Today Mayfair boasts three distinct congregations which encompass Korean, Spanish and English speakers. Together, they are becoming a new creation as they work to overcome language and cultural barriers to find unity in Christ. As they journey through this process of transformation, the corps is currently led by Majors Michael and Alisha Cho, corps officers. Lts. Pablo and Nancy Rivera are the associate corps officers for Hispanic ministries, and Justin Rose leads the English congregation.

Service, a hallmark of Salvationists, is a key to fostering unity, according to Major Michael. “Service is more than culture or language,” he said. “It’s working together for a single purpose. People are getting to know each other as they serve together.”

The congregations have collaborated on service projects such as a Halloween outreach event, a community Thanksgiving dinner and Christmas distribution.

Working side-by-side, members from different congregations are building relationships with one another. In sharing space and engaging in meaningful service together, the soldiers and officers are relying on their commonality in Christ to grow in their faith and meet the needs of their community.

Opportunities for worship services, prayer meetings and Bible studies in their own languages are offered throughout the week, and they join together for meetings currently on a quarterly basis.

“Though our cultures may be different, we are working together,” said Lt. Pablo. “We continue forward learning from each other as we grow, because this will make us stronger.”

Perhaps the most integrated of the corps programs is the children’s ministry. Composed of children whose parents attend all three of the adult worship services, it gives a full and rich picture of the corps.

“One of the best parts about our children’s ministry is not only that it fully reflects the demographics of our corps, but that it also reflects our community,” said Justin. “There is strength in our diversity which comes from God and His heart for all nations.”

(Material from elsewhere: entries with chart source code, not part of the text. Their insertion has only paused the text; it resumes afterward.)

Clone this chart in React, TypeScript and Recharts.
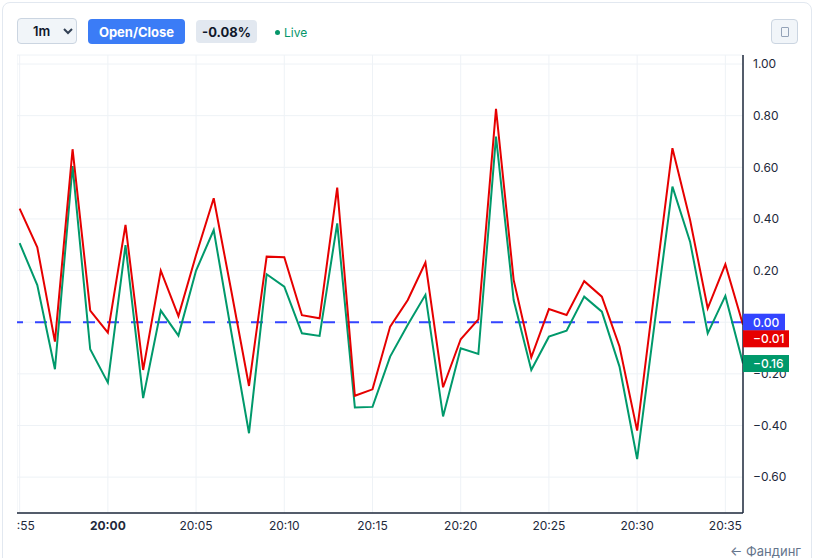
import React from "react";
import {
  LineChart,
  Line,
  XAxis,
  YAxis,
  CartesianGrid,
  ReferenceLine,
} from "recharts";

const TIME_LABELS = [
  "19:55", "19:56", "19:57", "19:58", "19:59", "20:00", "20:01", "20:02", "20:03", "20:04",
  "20:05", "20:06", "20:07", "20:08", "20:09", "20:10", "20:11", "20:12", "20:13", "20:14",
  "20:15", "20:16", "20:17", "20:18", "20:19", "20:20", "20:21", "20:22", "20:23", "20:24",
  "20:25", "20:26", "20:27", "20:28", "20:29", "20:30", "20:31", "20:32", "20:33", "20:34",
  "20:35", "20:36",
];

// open/close spread, %
const RED = [
  0.44, 0.29, -0.075, 0.67, 0.045, -0.04, 0.377, -0.185, 0.2, 0.024,
  0.26, 0.48, 0.12, -0.247, 0.254, 0.252, 0.027, 0.015, 0.521, -0.285,
  -0.26, -0.017, 0.086, 0.231, -0.252, -0.066, 0.011, 0.826, 0.164, -0.136,
  0.051, 0.028, 0.159, 0.099, -0.094, -0.42, 0.13, 0.674, 0.396, 0.054,
  0.224, -0.01,
];

const GREEN = [
  0.306, 0.144, -0.182, 0.605, -0.105, -0.234, 0.299, -0.294, 0.045, -0.052,
  0.2, 0.357, -0.04, -0.43, 0.186, 0.138, -0.043, -0.053, 0.383, -0.33,
  -0.328, -0.133, -0.01, 0.106, -0.365, -0.101, -0.123, 0.719, 0.086, -0.185,
  -0.056, -0.033, 0.099, 0.041, -0.172, -0.53, 0.0, 0.525, 0.312, -0.043,
  0.102, -0.16,
];

const X_TICK_LABELS = ["19:55", "20:00", "20:05", "20:10", "20:15", "20:20", "20:25", "20:30", "20:35"];
const Y_TICKS = [1.0, 0.8, 0.6, 0.4, 0.2, 0, -0.2, -0.4, -0.6];

const RED_C = "#e60000";
const GREEN_C = "#00996b";
const BLUE_C = "#3344ff";
const FONT = "Inter, 'Noto Sans', sans-serif";

const X_DOMAIN: [number, number] = [-0.15, 41];
const Y_DOMAIN: [number, number] = [-0.739, 1.035];
const MARGIN = { top: 5, right: 0, bottom: 15, left: 0 };

const toMin = (s: string) => {
  const [h, m] = s.split(":").map(Number);
  return h * 60 + m;
};
const BASE = toMin(TIME_LABELS[0]);
const fmtTime = (t: number) => {
  const v = BASE + t;
  const h = Math.floor(v / 60);
  const m = v % 60;
  return `${String(h).padStart(2, "0")}:${String(m).padStart(2, "0")}`;
};
const fmtVal = (v: number) => (v < 0 ? "\u2212" : "") + Math.abs(v).toFixed(2);

const data = TIME_LABELS.map((s, i) => ({ t: toMin(s) - BASE, close: RED[i], open: GREEN[i] }));
const xTicks = X_TICK_LABELS.map((s) => toMin(s) - BASE);

const XTick = ({ x, y, payload }: any) => {
  const label = fmtTime(payload.value);
  return (
    <text x={x} y={y} dy="0.71em" textAnchor="middle" fontSize={12} fill="#1e293b"
      fontFamily={FONT} fontWeight={label === "20:00" ? 700 : 400}>
      {label}
    </text>
  );
};

// last-value tag drawn at the right edge of the plot
const priceTag = (text: string, bg: string, w: number, shift: number) => (props: any) => {
  const vb = props.viewBox;
  const x = vb.x + vb.width;
  const y = vb.y + shift;
  return (
    <g>
      <rect x={x} y={y - 8.5} width={w} height={17} fill={bg} />
      <text x={x + 10} y={y} dy="0.36em" fontSize={12} fill="#fff" fontFamily={FONT} fontWeight={500}>
        {text}
      </text>
    </g>
  );
};

export default function App() {
  const lastRed = RED[RED.length - 1];
  const lastGreen = GREEN[GREEN.length - 1];
  return (
    <div style={{ position: "fixed", left: 0, top: 0, width: 815, height: 558, background: "#fff", overflow: "hidden", fontFamily: FONT }}>
      <div style={{
        position: "absolute", left: 2, top: 2, width: 808, height: 580,
        border: "1px solid #e2e8f0", borderRadius: 8, background: "#fff",
      }} />

      {/* toolbar */}
      <div style={{
        position: "absolute", left: 17, top: 18, width: 60, height: 26,
        background: "#f1f5f9", border: "1px solid #cbd5e1", borderRadius: 4,
        display: "flex", alignItems: "center", boxSizing: "border-box", paddingLeft: 15,
        fontSize: 13, fontWeight: 600, color: "#0f172a",
      }}>
        1m
        <svg width="10" height="8" style={{ marginLeft: 13 }}>
          <path d="M1 2 L5 6 L9 2" fill="none" stroke="#334155" strokeWidth={2} />
        </svg>
      </div>
      <div style={{
        position: "absolute", left: 88, top: 19, width: 97, height: 25, background: "#3b7cf6",
        borderRadius: 4, color: "#fff", fontSize: 13, fontWeight: 700,
        display: "flex", alignItems: "center", justifyContent: "center",
      }}>Open/Close</div>
      <div style={{
        position: "absolute", left: 196, top: 20, width: 61, height: 23, background: "#e2e8f0",
        borderRadius: 4, color: "#0f172a", fontSize: 13, fontWeight: 700,
        display: "flex", alignItems: "center", justifyContent: "center",
      }}>-0.08%</div>
      <div style={{
        position: "absolute", left: 275, top: 23, height: 18, color: "#059669", fontSize: 12,
        display: "flex", alignItems: "center", gap: 4,
      }}>
        <span style={{ display: "inline-block", width: 5, height: 5, borderRadius: 3, background: "#059669" }} />
        Live
      </div>
      <div style={{
        position: "absolute", left: 771, top: 19, width: 27, height: 25, background: "#f1f5f9",
        border: "1px solid #cbd5e1", borderRadius: 4, boxSizing: "border-box",
        display: "flex", alignItems: "center", justifyContent: "center",
      }}>
        <span style={{ width: 6, height: 8, border: "1px solid #94a3b8", borderRadius: 1 }} />
      </div>

      {/* chart */}
      <div style={{ position: "absolute", left: 17, top: 50, width: 798, height: 508, overflow: "hidden" }}>
        <LineChart width={798} height={508} data={data} margin={MARGIN}>
          <CartesianGrid stroke="#eef2f6" strokeWidth={1} />
          <XAxis
            type="number"
            dataKey="t"
            domain={X_DOMAIN}
            ticks={xTicks}
            allowDataOverflow
            height={30}
            tickLine={false}
            axisLine={{ stroke: "#1e293b", strokeWidth: 1.5 }}
            tick={<XTick />}
            interval={0}
          />
          <YAxis
            orientation="right"
            type="number"
            domain={Y_DOMAIN}
            ticks={Y_TICKS}
            allowDataOverflow
            width={72}
            tickLine={false}
            tickMargin={4}
            axisLine={{ stroke: "#1e293b", strokeWidth: 1.5 }}
            tick={{ fontSize: 12, fill: "#1e293b", fontFamily: FONT, textAnchor: "start" }}
            tickFormatter={fmtVal}
            interval={0}
          />
          <ReferenceLine y={0} stroke={BLUE_C} strokeWidth={2} strokeDasharray="12 12" />
          <Line type="linear" dataKey="open" stroke={GREEN_C} strokeWidth={2} dot={false} isAnimationActive={false} />
          <Line type="linear" dataKey="close" stroke={RED_C} strokeWidth={2} dot={false} isAnimationActive={false} />
        </LineChart>
      </div>

      {/* tags layer, same scales, on top of the axis labels */}
      <div style={{ position: "absolute", left: 17, top: 50, width: 798, height: 508, pointerEvents: "none" }}>
        <LineChart width={798} height={508} data={data} margin={MARGIN}>
          <XAxis type="number" dataKey="t" domain={X_DOMAIN} allowDataOverflow height={30}
            tick={false} tickLine={false} axisLine={false} />
          <YAxis orientation="right" type="number" domain={Y_DOMAIN} allowDataOverflow width={72}
            tick={false} tickLine={false} axisLine={false} />
          <ReferenceLine y={0} stroke="none" label={priceTag(fmtVal(0), BLUE_C, 42, 0)} />
          <ReferenceLine y={lastRed} stroke="none" label={priceTag(fmtVal(lastRed), RED_C, 46, 14)} />
          <ReferenceLine y={lastGreen} stroke="none" label={priceTag(fmtVal(lastGreen), GREEN_C, 46, 0)} />
        </LineChart>
      </div>

      <div style={{ position: "absolute", right: 14, top: 543, fontSize: 13, color: "#64748b" }}>
        ← Фандинг
      </div>
    </div>
  );
}
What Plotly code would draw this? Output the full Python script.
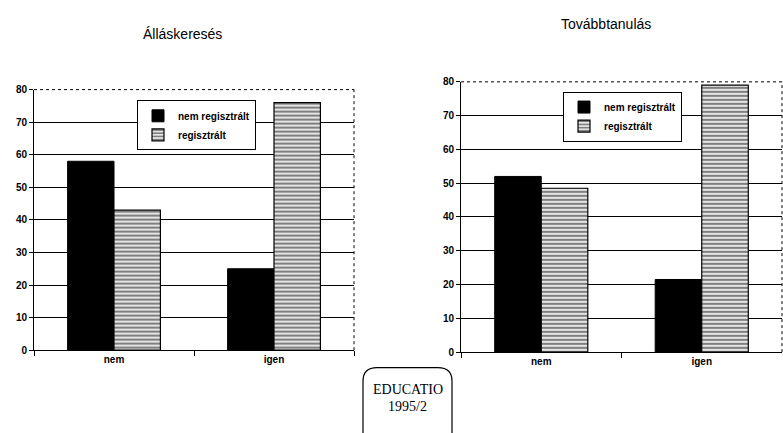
import plotly.graph_objects as go

categories = ["nem", "igen"]
series_names = ["nem regisztrált", "regisztrált"]
allas_nem_reg = [58, 25]
allas_reg = [43, 76]
tovabb_nem_reg = [52, 21.5]
tovabb_reg = [48.5, 79]
y_ticks = [0, 10, 20, 30, 40, 50, 60, 70, 80]
titles = ["Álláskeresés", "Továbbtanulás"]

W, H = 783, 433
FONT = "Arial, Liberation Sans, sans-serif"
NARROW = "Liberation Sans Narrow, Arial Narrow, Liberation Sans, sans-serif"

def px_x(v):
    return v / W

def px_y(v):
    return 1 - v / H

fig = go.Figure()

solid = dict(color="black", line=dict(color="black", width=1))
striped = dict(color="white", line=dict(color="black", width=1.2),
               pattern=dict(shape="-", fgcolor="black", bgcolor="white", size=4, solidity=0.6))

fig.add_trace(go.Bar(x=categories, y=allas_nem_reg, name=series_names[0], marker=solid,
                     xaxis="x", yaxis="y", legend="legend"))
fig.add_trace(go.Bar(x=categories, y=allas_reg, name=series_names[1], marker=striped,
                     xaxis="x", yaxis="y", legend="legend"))
fig.add_trace(go.Bar(x=categories, y=tovabb_nem_reg, name=series_names[0], marker=solid,
                     xaxis="x2", yaxis="y2", legend="legend2"))
fig.add_trace(go.Bar(x=categories, y=tovabb_reg, name=series_names[1], marker=striped,
                     xaxis="x2", yaxis="y2", legend="legend2"))

dom = {
    "x": [px_x(34), px_x(354)], "y": [px_y(354), px_y(86)],
    "x2": [px_x(461), px_x(782)], "y2": [px_y(356), px_y(78)],
}

xax = dict(showgrid=False, showline=True, linecolor="black", linewidth=1,
           ticks="outside", tickson="boundaries", ticklen=5, tickcolor="black",
           tickfont=dict(family=NARROW, size=10, color="black", weight="bold"),
           fixedrange=True)
yax = dict(range=[0, 80], tickvals=y_ticks, showgrid=True, gridcolor="black", gridwidth=1,
           showline=True, linecolor="black", linewidth=1, ticks="outside", ticklen=4,
           tickcolor="black", zeroline=False,
           tickfont=dict(family=FONT, size=10, color="black", weight="bold"))

legend_common = dict(xanchor="left", yanchor="top",
                     bgcolor="white", bordercolor="black", borderwidth=1,
                     font=dict(family=NARROW, size=10, color="black", weight="bold"),
                     itemwidth=30, tracegroupgap=0, traceorder="normal")

fig.update_layout(
    width=W, height=H, margin=dict(l=0, r=0, t=0, b=0),
    paper_bgcolor="white", plot_bgcolor="white",
    barmode="group", bargap=0.42, bargroupgap=0,
    xaxis=dict(xax, domain=dom["x"], anchor="y"),
    yaxis=dict(yax, domain=dom["y"], anchor="x"),
    xaxis2=dict(xax, domain=dom["x2"], anchor="y2"),
    yaxis2=dict(yax, domain=dom["y2"], anchor="x2"),
    legend=dict(legend_common, x=px_x(137), y=px_y(97)),
    legend2=dict(legend_common, x=px_x(563), y=px_y(88)),
    showlegend=True,
)

ann_common = dict(xref="paper", yref="paper", showarrow=False,
                  xanchor="center", yanchor="middle")

# titles
fig.add_annotation(ann_common, text=titles[0], x=px_x(182), y=px_y(29),
                   font=dict(family=FONT, size=14, color="black"))
fig.add_annotation(ann_common, text=titles[1], x=px_x(606), y=px_y(19),
                   font=dict(family=FONT, size=14, color="black"))

# dotted borders on top/right
for xr, yr in (("x domain", "y domain"), ("x2 domain", "y2 domain")):
    fig.add_shape(type="line", xref=xr, yref=yr, x0=0, x1=1, y0=1, y1=1,
                  line=dict(color="black", width=1, dash="dot"))
    fig.add_shape(type="line", xref=xr, yref=yr, x0=1, x1=1, y0=0, y1=1,
                  line=dict(color="black", width=1, dash="dot"))

# EDUCATIO stamp (bottom runs off the page as in the scan)
x0, x1 = px_x(363), px_x(452)
y1, y0 = px_y(372), px_y(470)
rx, ry = 14 / W, 14 / H
path = (f"M {x0+rx},{y1} L {x1-rx},{y1} Q {x1},{y1} {x1},{y1-ry} "
        f"L {x1},{y0+ry} Q {x1},{y0} {x1-rx},{y0} L {x0+rx},{y0} "
        f"Q {x0},{y0} {x0},{y0+ry} L {x0},{y1-ry} Q {x0},{y1} {x0+rx},{y1} Z")
fig.add_shape(type="path", path=path, xref="paper", yref="paper",
              line=dict(color="black", width=1.2))
fig.add_annotation(ann_common, text="EDUCATIO", x=px_x(408), y=px_y(394),
                   font=dict(family="Liberation Serif, serif", size=14, color="black"))
fig.add_annotation(ann_common, text="1995/2", x=px_x(408), y=px_y(412),
                   font=dict(family="Liberation Serif, serif", size=14, color="black"))

fig.write_html("out.html", config={"displayModeBar": False},
               post_script="document.body.style.margin='0';document.body.style.overflow='hidden';")
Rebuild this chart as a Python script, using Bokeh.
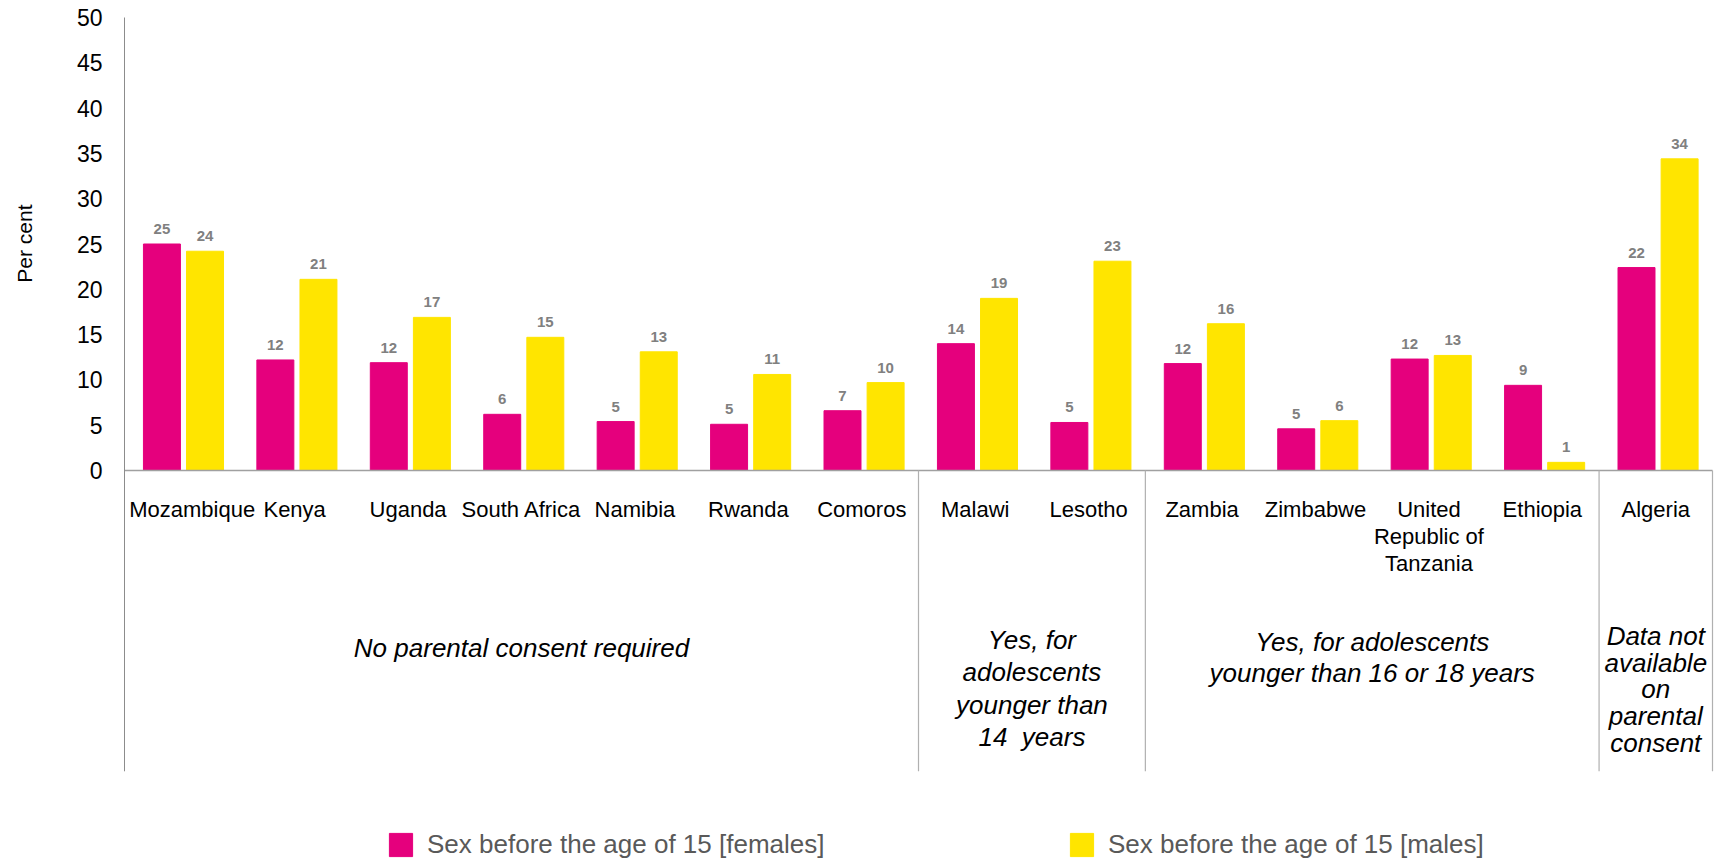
import math
from bokeh.plotting import figure
from bokeh.models import Range1d, FixedTicker, ColumnDataSource, Legend, LegendItem
from bokeh.core.properties import value
from bokeh.embed import file_html
from bokeh.resources import INLINE

# ---- data ----
countries = ["Mozambique", "Kenya", "Uganda", "South Africa", "Namibia", "Rwanda", "Comoros",
             "Malawi", "Lesotho", "Zambia", "Zimbabwe", "United\nRepublic of\nTanzania",
             "Ethiopia", "Algeria"]
females = [25.0, 12.2, 11.9, 6.2, 5.4, 5.1, 6.6, 14.0, 5.3, 11.8, 4.6, 12.3, 9.4, 22.4]
males = [24.2, 21.1, 16.9, 14.7, 13.1, 10.6, 9.7, 19.0, 23.1, 16.2, 5.5, 12.7, 0.9, 34.4]
series_names = ["Sex before the age of 15 [females]", "Sex before the age of 15 [males]"]
groups = ["No parental consent required",
          "Yes, for\nadolescents\nyounger than\n14\u00a0 years",
          "Yes, for adolescents\nyounger than 16 or 18 years",
          "Data not\navailable\non\nparental\nconsent"]
group_sizes = [7, 2, 4, 1]
y_ticks = [0, 5, 10, 15, 20, 25, 30, 35, 40, 45, 50]
y_title = "Per cent"

# ---- style / layout ----
PINK = "#E5007D"
YELLOW = "#FFE500"
FONT = "Liberation Sans"
BAR_W = 0.326
OFF_F, OFF_M = -0.17, 0.21
Y_BOTTOM_LINE = -33.2
group_yoff = [178, 218, 187, 219]
group_lh = [1.07, 1.07, 1.056, 0.885]
label_xoff = [11] + [0] * (len(countries) - 1)

n = len(countries)
idx = list(range(n))

# frame covers the whole canvas; scales chosen so the plot area sits like the original
p = figure(width=1716, height=860, output_backend="svg", toolbar_location=None,
           x_range=Range1d(-1.0932, n + 0.03526), y_range=Range1d(-43.0464, 51.8764),
           x_axis_type=None, min_border=0)
p.outline_line_color = None
p.xgrid.visible = False
p.ygrid.visible = False
p.background_fill_color = "white"
p.border_fill_color = "white"

ax = p.yaxis[0]
ax.fixed_location = 0
ax.ticker = FixedTicker(ticks=y_ticks)
ax.axis_line_color = None
ax.major_tick_line_color = None
ax.minor_tick_line_color = None
ax.major_label_standoff = 16
ax.major_label_text_font = FONT
ax.major_label_text_font_size = "23px"
ax.major_label_text_color = "#000000"

p.text(x=[-0.8816], y=[25.05], text=[y_title], angle=math.pi / 2, text_align="center",
       text_baseline="middle", text_font=value(FONT), text_font_size="21px",
       text_color="#000000")

src = ColumnDataSource(dict(
    xf=[i + 0.5 + OFF_F for i in idx],
    xm=[i + 0.5 + OFF_M for i in idx],
    f=females, m=males,
    lf=[str(int(round(v))) for v in females],
    lm=[str(int(round(v))) for v in males],
))

rf = p.vbar(x="xf", top="f", bottom=0, width=BAR_W, color=PINK, source=src)
rm = p.vbar(x="xm", top="m", bottom=0, width=BAR_W, color=YELLOW, source=src)

for xcol, ycol, lcol in (("xf", "f", "lf"), ("xm", "m", "lm")):
    p.text(x=xcol, y=ycol, text=lcol, source=src, text_align="center",
           text_baseline="alphabetic", y_offset=-15, text_font=value(FONT),
           text_font_size="15px", text_font_style="bold", text_color="#808080")

# baseline and axis line
p.segment(x0=[0], y0=[0], x1=[n], y1=[0], line_color="#a0a0a0", line_width=1.5)
p.segment(x0=[0], y0=[y_ticks[-1]], x1=[0], y1=[Y_BOTTOM_LINE], line_color="#8c8c8c", line_width=1)

# group separators
bounds = []
acc = 0
for s in group_sizes:
    acc += s
    bounds.append(acc)
p.segment(x0=bounds, y0=[0] * len(bounds), x1=bounds, y1=[Y_BOTTOM_LINE] * len(bounds),
          line_color="#b0b0b0", line_width=1.2)

# category labels
p.text(x=[i + 0.5 for i in idx], y=[0] * n, text=countries, x_offset=label_xoff,
       y_offset=27, text_align="center", text_baseline="top", text_font=value(FONT),
       text_font_size="22px", text_color="#000000", text_line_height=1.07)

# group labels
start = 0
for g, s, yo, lh in zip(groups, group_sizes, group_yoff, group_lh):
    p.text(x=[start + s / 2], y=[0], text=[g], y_offset=yo, text_align="center",
           text_baseline="middle", text_font=value(FONT), text_font_size="26px",
           text_font_style="italic", text_color="#000000", text_line_height=lh)
    start += s

legend = Legend(items=[LegendItem(label=series_names[0], renderers=[rf]),
                       LegendItem(label=series_names[1], renderers=[rm])],
                orientation="horizontal", location=(386, 0), padding=0, margin=0,
                spacing=0, glyph_width=29, glyph_height=29, label_standoff=12,
                label_width=640, label_text_font=FONT, label_text_font_size="26px",
                label_text_color="#595959", border_line_color=None,
                background_fill_alpha=0)
p.add_layout(legend)

open("out.html", "w").write(file_html(p, INLINE))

Members of the adult congregations take turns leading the children’s ministry, another uniting activity as they entrust the spiritual development of their youngest members to one another. Along with the junior and senior high school ministries, the program is conducted entirely in English and helps families from different language groups bond through their children.

While the merger has brought both blessings and challenges, the rich histories of the Irving Park Corps and Mayfair Community Church (Corps) demonstrate the perseverance and willingness of each to adapt in order to effectively minister to shifting demographics and needs in its community.

The Irving Park Corps (originally named the Chicago Number 13 Corps) was founded in March 1891 in response to the needs of a growing Scandinavian population. In 1926, the Number 13 Corps moved to the Irving Park community and remained there until 2018. The Irving Park Corps embodied the mission of The Salvation Army, adjusting as needed to best serve the community and opening its doors to soldiers of other Scandinavian and North Side Chicago corps when they merged or closed. In its final years, the corps was primarily Spanish speaking, showing innovation, flexibility, in keeping with its roots, as members kept pace with their changing neighborhood.

Mayfair Community Church, which also was founded as an immigrant corps, has shown equal flexibility throughout the years. It was opened in 1988 as the Chicago Korean Corps by Colonels Paul and Anna Kim (who were then majors). The corps showed significant growth, which the Kims primarily attributed to a commitment to prayer and ownership by soldiers. The corps’ name was changed in 2005 to be more inclusive and an English ministry and Spanish Bible study were initiated to reach out to every member of their community. The rapidly growing congregation led to the building of a new corps community center in the Albany Park neighborhood with a chapel that seats 500.